## What you are asked to do
Please list all lines of the material below in which the string "page" occurs.

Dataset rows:
_ _ _ _ _

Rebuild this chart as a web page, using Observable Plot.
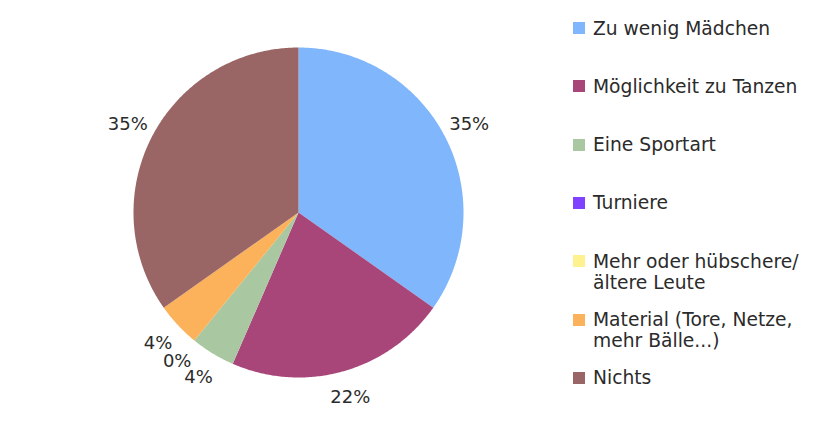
<!DOCTYPE html>
<html>
<head>
<meta charset="utf-8">
<script src="https://cdn.jsdelivr.net/npm/d3@7"></script>
<script src="https://cdn.jsdelivr.net/npm/@observablehq/plot@0.6"></script>
<style>
  html, body { margin: 0; padding: 0; background: #fff; }
  #wrap { position: relative; width: 824px; height: 421px; overflow: hidden; font-family: "DejaVu Sans", Verdana, sans-serif; }
  #chart { position: absolute; left: 0; top: 0; }
  .item { position: absolute; left: 573px; display: flex; align-items: flex-start; font-size: 18.7px; line-height: 21px; color: #2b2b2b; }
  .sw { width: 12px; height: 12px; margin-top: 4.5px; margin-right: 8px; flex: none; }
</style>
</head>
<body>
<div id="wrap"><div id="chart"></div><div id="legend"></div></div>
<script>
const categories = ["Zu wenig Mädchen", "Möglichkeit zu Tanzen", "Eine Sportart", "Turniere", "Mehr oder hübschere/\nältere Leute", "Material (Tore, Netze,\nmehr Bälle...)", "Nichts"];
const counts = [8, 5, 1, 0, 0, 1, 8];
const colors = ["#80b6fc", "#a8467a", "#a9c7a0", "#8040ff", "#fdf28f", "#fbb25a", "#9a6565"];

const total = d3.sum(counts);
const arcs = d3.pie().sort(null).value(d => d)(counts);

const pt = (a, r) => [r * Math.sin(a), -r * Math.cos(a)];

const slices = arcs.map((a, i) => {
  const n = Math.max(2, Math.ceil((a.endAngle - a.startAngle) / 0.01));
  const ring = [[0, 0]];
  for (let k = 0; k <= n; k++) ring.push(pt(a.startAngle + (a.endAngle - a.startAngle) * k / n, 1));
  ring.push([0, 0]);
  return {type: "Feature", properties: {cat: categories[i]}, geometry: {type: "Polygon", coordinates: [ring]}};
}).filter((f, i) => counts[i] > 0);

// one label per distinct position (coincident zero slices share one label)
const seen = new Set();
const labels = arcs.map((a, i) => {
  const m = (a.startAngle + a.endAngle) / 2;
  const [x, y] = pt(m, 1.165);
  return {x, y, text: Math.round(counts[i] / total * 100) + "%"};
}).filter(d => {
  const k = d.x.toFixed(4) + "," + d.y.toFixed(4);
  if (seen.has(k)) return false;
  seen.add(k);
  return true;
});

const chart = Plot.plot({
  width: 824,
  height: 421,
  marginLeft: 133,
  marginRight: 361,
  marginTop: 47,
  marginBottom: 44,
  projection: {type: "identity", clip: false, domain: {type: "MultiPoint", coordinates: [[-1, -1], [1, 1]]}},
  color: {domain: categories, range: colors},
  marks: [
    Plot.geo(slices, {fill: d => d.properties.cat, stroke: "none"}),
    Plot.text(labels, {x: "x", y: "y", text: "text", fontSize: 18, fill: "#2b2b2b", fontFamily: "DejaVu Sans, Verdana, sans-serif", clip: false})
  ]
});
document.getElementById("chart").appendChild(chart);

const legend = document.getElementById("legend");
categories.forEach((c, i) => {
  const it = document.createElement("div");
  it.className = "item";
  it.style.top = (17.5 + i * 58.3) + "px";
  const sw = document.createElement("div");
  sw.className = "sw";
  sw.style.background = colors[i];
  const tx = document.createElement("div");
  tx.innerHTML = c.split("\n").join("<br>");
  it.appendChild(sw); it.appendChild(tx);
  legend.appendChild(it);
});
</script>
</body>
</html>
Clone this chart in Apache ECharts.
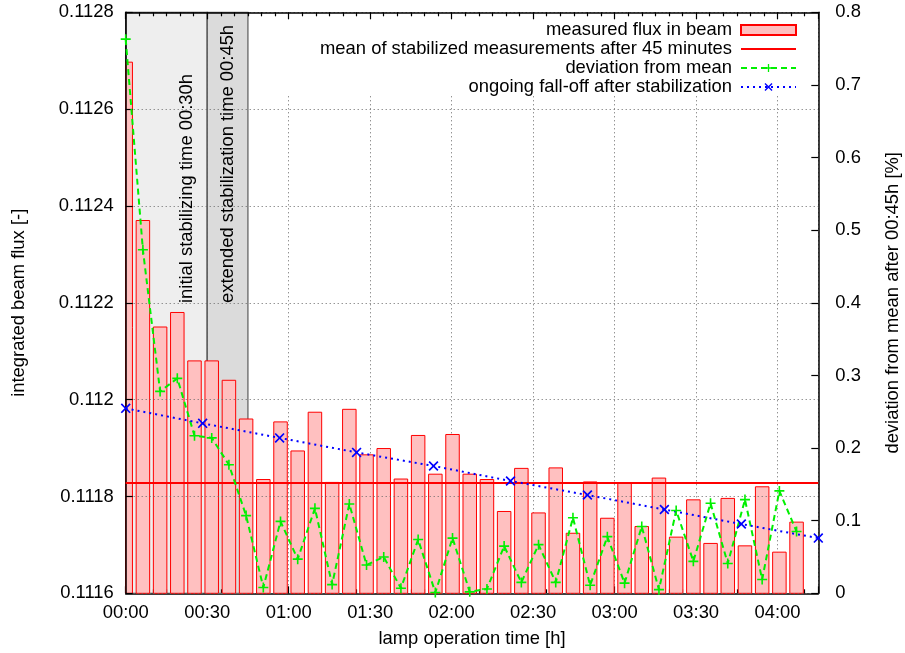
<!DOCTYPE html>
<html>
<head>
<meta charset="utf-8">
<script src="https://cdn.jsdelivr.net/npm/echarts@6/dist/echarts.min.js"></script>
<style>html,body{margin:0;padding:0;background:#fff;}#c{width:905px;height:653px;}</style>
</head>
<body>
<div id="c"></div>
<script>
// time of each measurement in minutes
var barTimes = [0, 6.33, 12.67, 19, 25.33, 31.67, 38, 44.33, 50.67, 57,
  63.33, 69.67, 76, 82.33, 88.67, 95, 101.33, 107.67, 114, 120.33,
  126.67, 133, 139.33, 145.67, 152, 158.33, 164.67, 171, 177.33, 183.67,
  190, 196.33, 202.67, 209, 215.33, 221.67, 228, 234.33, 240.67, 247];
// measured flux in beam
var fluxValues = [0.112697, 0.11237, 0.11215, 0.11218, 0.11208, 0.11208, 0.11204, 0.11196, 0.111835, 0.111954,
  0.111894, 0.111974, 0.111829, 0.11198, 0.111886, 0.111899, 0.111836, 0.111926, 0.111846, 0.111928,
  0.111846, 0.111835, 0.111769, 0.111858, 0.111766, 0.111859, 0.111724, 0.11183, 0.111755, 0.111828,
  0.111738, 0.111838, 0.111716, 0.111793, 0.111703, 0.111796, 0.111698, 0.11182, 0.111685, 0.111747];
// deviation from mean [%]
var deviationValues = [0.763, 0.473, 0.278, 0.296, 0.217, 0.214, 0.177, 0.107, 0.008, 0.099,
  0.047, 0.117, 0.012, 0.123, 0.039, 0.050, 0.007, 0.074, 0.001, 0.076,
  0.002, 0.006, 0.065, 0.015, 0.067, 0.015, 0.104, 0.011, 0.078, 0.014,
  0.092, 0.005, 0.114, 0.044, 0.124, 0.041, 0.129, 0.019, 0.141, 0.085];
// ongoing fall-off after stabilization
var falloffTimes = [0, 28.33, 56.67, 85, 113.33, 141.67, 170, 198.33, 226.67, 255];
var falloffValues = [0.111982, 0.111951, 0.111921, 0.111891, 0.111863, 0.111832, 0.111803, 0.111773, 0.111743, 0.111714];
// mean of stabilized measurements after 45 minutes
var meanTimes = [0, 255];
var meanValue = 0.111828;
// stabilization periods (minutes)
var initialPeriod = [0, 30];
var extendedPeriod = [30, 45];
var xMax = 255;
var leftTicks = {min: 0.1116, max: 0.1128, interval: 0.0002};
var rightTicks = {min: 0, max: 0.8, interval: 0.1};

var FONT = 'Liberation Sans';
var FS = 18.4;
function pair(xs, ys) { return xs.map(function (x, i) { return [x, ys[i]]; }); }
function hhmm(v) {
  var m = Math.round(v);
  var h = Math.floor(m / 60), mm = m % 60;
  return (h < 10 ? '0' : '') + h + ':' + (mm < 10 ? '0' : '') + mm;
}
var plusPath = 'path://M4.2,0H5.8V4.2H10V5.8H5.8V10H4.2V5.8H0V4.2H4.2Z';
var crossPath = 'path://M0,1.2L1.2,0L5,3.8L8.8,0L10,1.2L6.2,5L10,8.8L8.8,10L5,6.2L1.2,10L0,8.8L3.8,5Z';
var BAR_W = 13.5;

function renderBar(params, api) {
  var t = api.value(0), v = api.value(1);
  var top = api.coord([t, v]);
  var bot = api.coord([t, leftTicks.min]);
  var cs = params.coordSys;
  var r = echarts.graphic.clipRectByRect(
    {x: top[0] - BAR_W / 2, y: top[1], width: BAR_W, height: bot[1] - top[1]},
    {x: cs.x, y: cs.y, width: cs.width, height: cs.height});
  if (!r) return null;
  return {type: 'rect', shape: r, style: {fill: '#ffc0c0', stroke: '#ff0000', lineWidth: 1}};
}

var chart = echarts.init(document.getElementById('c'));
var gridLine = {show: true, lineStyle: {color: '#666', width: 1, type: [1, 3]}};
var option = {
  animation: false,
  textStyle: {fontFamily: FONT},
  grid: {left: 125.7, right: 86.7, top: 12.3, bottom: 59.7, containLabel: false, outerBoundsMode: 'none'},
  legend: {
    orient: 'vertical', align: 'right', right: 108, top: 21, padding: 0,
    itemWidth: 55, itemHeight: 10, itemGap: 1,
    textStyle: {fontFamily: FONT, fontSize: FS, color: '#000', lineHeight: 18, padding: [0, 4, 0, 0]},
    data: [
      {name: 'measured flux in beam', icon: 'rect'},
      {name: 'mean of stabilized measurements after 45 minutes'},
      {name: 'deviation from mean'},
      {name: 'ongoing fall-off after stabilization'}
    ]
  },
  graphic: [
    {type: 'rect', z: 1, silent: true, shape: {x: 252, y: 14, width: 565, height: 81}, style: {fill: '#fff'}},
    {type: 'text', z: 5, x: 187, y: 303, rotation: Math.PI / 2,
      style: {text: 'initial stabilizing time 00:30h', font: FS + 'px "' + FONT + '"', fill: '#000', align: 'left', verticalAlign: 'middle'}},
    {type: 'text', z: 5, x: 228, y: 303, rotation: Math.PI / 2,
      style: {text: 'extended stabilization time 00:45h', font: FS + 'px "' + FONT + '"', fill: '#000', align: 'left', verticalAlign: 'middle'}}
  ],
  xAxis: [{
    type: 'value', min: 0, max: xMax, interval: 30, position: 'bottom',
    name: 'lamp operation time [h]', nameLocation: 'middle', nameGap: 37,
    nameTextStyle: {fontFamily: FONT, fontSize: FS, color: '#000'},
    axisLine: {show: true, onZero: false, lineStyle: {color: '#000', width: 1.5}},
    axisTick: {show: true, inside: true, length: 7, lineStyle: {color: '#000', width: 1.2}},
    minorTick: {show: true, splitNumber: 6, length: 4, lineStyle: {color: '#000', width: 1.2}},
    axisLabel: {formatter: hhmm, fontFamily: FONT, fontSize: FS, color: '#000', margin: 11, showMaxLabel: false},
    splitLine: gridLine
  }, {
    type: 'value', min: 0, max: xMax, interval: 30, position: 'top', z: 3,
    axisLine: {show: true, onZero: false, lineStyle: {color: '#000', width: 1.5}},
    axisTick: {show: true, inside: true, length: 7, lineStyle: {color: '#000', width: 1.2}},
    minorTick: {show: true, splitNumber: 6, length: 4, lineStyle: {color: '#000', width: 1.2}},
    axisLabel: {show: false}, splitLine: {show: false}
  }],
  yAxis: [{
    type: 'value', min: leftTicks.min, max: leftTicks.max, interval: leftTicks.interval, position: 'left', z: 3,
    name: 'integrated beam flux [-]', nameLocation: 'middle', nameGap: 98, nameRotate: 90,
    nameTextStyle: {fontFamily: FONT, fontSize: FS, color: '#000'},
    axisLine: {show: true, onZero: false, lineStyle: {color: '#000', width: 1.5}},
    axisTick: {show: true, inside: true, length: 7, lineStyle: {color: '#000', width: 1.2}},
    axisLabel: {formatter: function (v) { return String(parseFloat(v.toFixed(4))); }, fontFamily: FONT, fontSize: FS, color: '#000', margin: 12},
    splitLine: gridLine
  }, {
    type: 'value', min: rightTicks.min, max: rightTicks.max, interval: rightTicks.interval, position: 'right', z: 3,
    name: 'deviation from mean after 00:45h [%]', nameLocation: 'middle', nameGap: 66, nameRotate: 90,
    nameTextStyle: {fontFamily: FONT, fontSize: FS, color: '#000'},
    axisLine: {show: true, onZero: false, lineStyle: {color: '#000', width: 1.5}},
    axisTick: {show: true, inside: true, length: 7, lineStyle: {color: '#000', width: 1.2}},
    axisLabel: {formatter: function (v) { return String(parseFloat(v.toFixed(1))); }, fontFamily: FONT, fontSize: FS, color: '#000', margin: 17},
    splitLine: {show: false}
  }],
  series: [
    {
      name: 'stabilization', type: 'line', data: [], z: 1, silent: true,
      markArea: {
        silent: true,
        itemStyle: {color: 'rgba(0,0,0,0.065)', borderColor: '#444', borderWidth: 1.3},
        data: [
          [{xAxis: initialPeriod[0]}, {xAxis: initialPeriod[1]}],
          [{xAxis: extendedPeriod[0], itemStyle: {color: 'rgba(0,0,0,0.14)', borderColor: '#666'}}, {xAxis: extendedPeriod[1]}]
        ]
      }
    },
    {
      name: 'measured flux in beam', type: 'custom', xAxisIndex: 0, yAxisIndex: 0,
      data: pair(barTimes, fluxValues), encode: {x: 0, y: 1}, z: 2, renderItem: renderBar,
      itemStyle: {color: '#ffc0c0', borderColor: '#ff0000', borderWidth: 1}
    },
    {
      name: 'mean of stabilized measurements after 45 minutes', type: 'line', xAxisIndex: 0, yAxisIndex: 0,
      data: pair(meanTimes, [meanValue, meanValue]), symbol: 'circle', showSymbol: false, z: 3,
      lineStyle: {color: '#ff0000', width: 2}, itemStyle: {color: 'rgba(0,0,0,0)', borderWidth: 0}
    },
    {
      name: 'deviation from mean', type: 'line', xAxisIndex: 0, yAxisIndex: 1,
      data: pair(barTimes, deviationValues), symbol: plusPath, symbolSize: 10, z: 4,
      lineStyle: {color: '#00f000', width: 2, type: [6, 4]}, itemStyle: {color: '#00f000'}
    },
    {
      name: 'ongoing fall-off after stabilization', type: 'line', xAxisIndex: 0, yAxisIndex: 0,
      data: pair(falloffTimes, falloffValues), symbol: crossPath, symbolSize: 10, z: 4,
      lineStyle: {color: '#0000ff', width: 2, type: [2, 4]}, itemStyle: {color: '#0000ff'}
    }
  ]
};
chart.setOption(option);
</script>
</body>
</html>
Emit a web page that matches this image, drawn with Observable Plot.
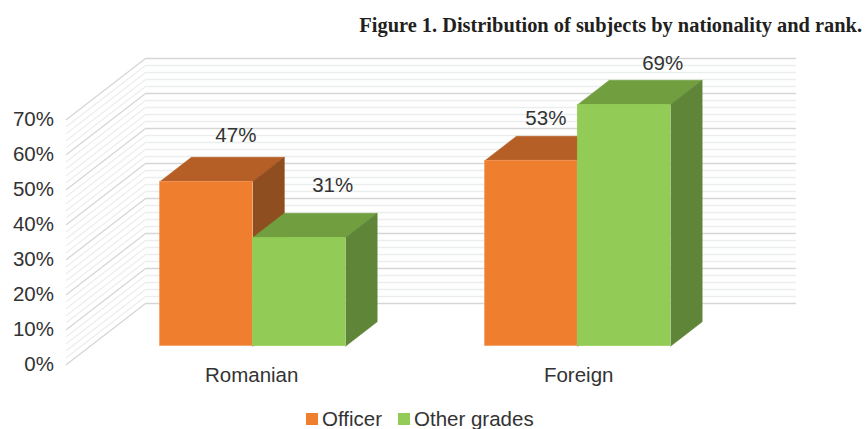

_ _ _ _ _

## Written solution
Rebuild this chart as a web page, using Observable Plot.
Emit a web page that matches this image, drawn with Observable Plot.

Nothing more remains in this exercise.